» Data supplied
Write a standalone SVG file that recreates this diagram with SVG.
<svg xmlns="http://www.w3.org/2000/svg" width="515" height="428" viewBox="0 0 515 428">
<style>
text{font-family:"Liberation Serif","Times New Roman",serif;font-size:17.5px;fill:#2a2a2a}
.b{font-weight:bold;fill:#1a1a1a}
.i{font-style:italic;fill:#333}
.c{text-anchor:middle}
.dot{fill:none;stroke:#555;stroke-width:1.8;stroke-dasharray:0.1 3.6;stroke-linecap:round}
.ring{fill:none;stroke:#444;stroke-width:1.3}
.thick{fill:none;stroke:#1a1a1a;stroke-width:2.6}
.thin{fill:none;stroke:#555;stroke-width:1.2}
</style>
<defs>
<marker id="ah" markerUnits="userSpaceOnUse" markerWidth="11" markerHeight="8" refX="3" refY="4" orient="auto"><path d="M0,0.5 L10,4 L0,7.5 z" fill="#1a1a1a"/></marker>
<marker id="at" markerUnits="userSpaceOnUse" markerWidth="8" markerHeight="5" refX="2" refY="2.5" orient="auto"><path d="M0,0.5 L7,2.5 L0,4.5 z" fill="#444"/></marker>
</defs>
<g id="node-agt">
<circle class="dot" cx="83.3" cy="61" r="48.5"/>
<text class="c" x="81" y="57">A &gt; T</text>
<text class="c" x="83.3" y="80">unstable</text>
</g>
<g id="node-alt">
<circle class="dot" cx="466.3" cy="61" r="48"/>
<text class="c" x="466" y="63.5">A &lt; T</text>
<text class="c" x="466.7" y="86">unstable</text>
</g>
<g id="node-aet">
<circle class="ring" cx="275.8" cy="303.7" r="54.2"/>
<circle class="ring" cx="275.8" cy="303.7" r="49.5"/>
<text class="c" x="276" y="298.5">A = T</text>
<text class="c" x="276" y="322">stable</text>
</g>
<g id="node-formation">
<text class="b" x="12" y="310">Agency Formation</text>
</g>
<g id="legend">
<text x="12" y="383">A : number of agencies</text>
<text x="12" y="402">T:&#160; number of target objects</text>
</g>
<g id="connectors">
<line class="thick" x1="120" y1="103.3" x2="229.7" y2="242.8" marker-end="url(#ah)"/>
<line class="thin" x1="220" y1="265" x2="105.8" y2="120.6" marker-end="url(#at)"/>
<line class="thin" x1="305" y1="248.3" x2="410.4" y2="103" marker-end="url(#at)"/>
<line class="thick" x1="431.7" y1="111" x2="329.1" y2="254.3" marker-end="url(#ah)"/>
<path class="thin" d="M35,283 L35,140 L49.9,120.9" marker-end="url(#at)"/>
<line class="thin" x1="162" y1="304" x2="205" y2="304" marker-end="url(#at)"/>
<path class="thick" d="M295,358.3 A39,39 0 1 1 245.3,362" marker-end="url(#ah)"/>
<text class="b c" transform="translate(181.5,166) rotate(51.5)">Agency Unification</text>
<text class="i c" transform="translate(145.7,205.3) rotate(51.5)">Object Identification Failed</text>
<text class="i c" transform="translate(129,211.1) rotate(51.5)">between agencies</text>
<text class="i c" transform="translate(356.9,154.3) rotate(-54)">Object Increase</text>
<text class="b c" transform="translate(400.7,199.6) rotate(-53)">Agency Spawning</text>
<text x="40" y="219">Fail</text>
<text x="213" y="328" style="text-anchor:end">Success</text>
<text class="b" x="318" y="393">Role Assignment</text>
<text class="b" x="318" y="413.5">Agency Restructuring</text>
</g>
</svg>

* * *

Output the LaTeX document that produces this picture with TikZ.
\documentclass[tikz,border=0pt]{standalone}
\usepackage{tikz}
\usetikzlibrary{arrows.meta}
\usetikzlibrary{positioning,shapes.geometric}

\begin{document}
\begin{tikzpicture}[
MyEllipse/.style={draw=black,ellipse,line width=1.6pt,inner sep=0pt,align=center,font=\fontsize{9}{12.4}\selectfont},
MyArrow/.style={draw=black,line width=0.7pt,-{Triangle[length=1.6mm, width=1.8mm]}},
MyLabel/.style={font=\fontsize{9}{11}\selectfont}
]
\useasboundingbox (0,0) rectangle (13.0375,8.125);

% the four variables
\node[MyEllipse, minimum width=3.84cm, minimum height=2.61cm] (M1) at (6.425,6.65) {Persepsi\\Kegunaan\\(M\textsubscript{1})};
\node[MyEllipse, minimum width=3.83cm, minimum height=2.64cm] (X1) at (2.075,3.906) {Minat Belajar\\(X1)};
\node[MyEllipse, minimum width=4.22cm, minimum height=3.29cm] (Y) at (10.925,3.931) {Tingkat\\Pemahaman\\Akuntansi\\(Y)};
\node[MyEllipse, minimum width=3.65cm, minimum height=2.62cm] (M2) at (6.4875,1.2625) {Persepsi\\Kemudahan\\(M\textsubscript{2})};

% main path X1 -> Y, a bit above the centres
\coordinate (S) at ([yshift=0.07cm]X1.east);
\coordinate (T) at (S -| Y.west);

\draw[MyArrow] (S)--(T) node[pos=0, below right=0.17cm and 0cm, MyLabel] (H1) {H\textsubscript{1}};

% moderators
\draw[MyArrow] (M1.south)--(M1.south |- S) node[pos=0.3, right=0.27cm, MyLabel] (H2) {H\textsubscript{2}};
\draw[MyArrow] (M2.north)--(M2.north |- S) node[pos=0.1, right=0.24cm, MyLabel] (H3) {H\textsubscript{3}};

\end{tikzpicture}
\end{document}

» Given task
Identify each line of the material where the word "with" shows up, and copy it.

» Written solution
Write a standalone SVG file that recreates this diagram with SVG.
Output the LaTeX document that produces this picture with TikZ.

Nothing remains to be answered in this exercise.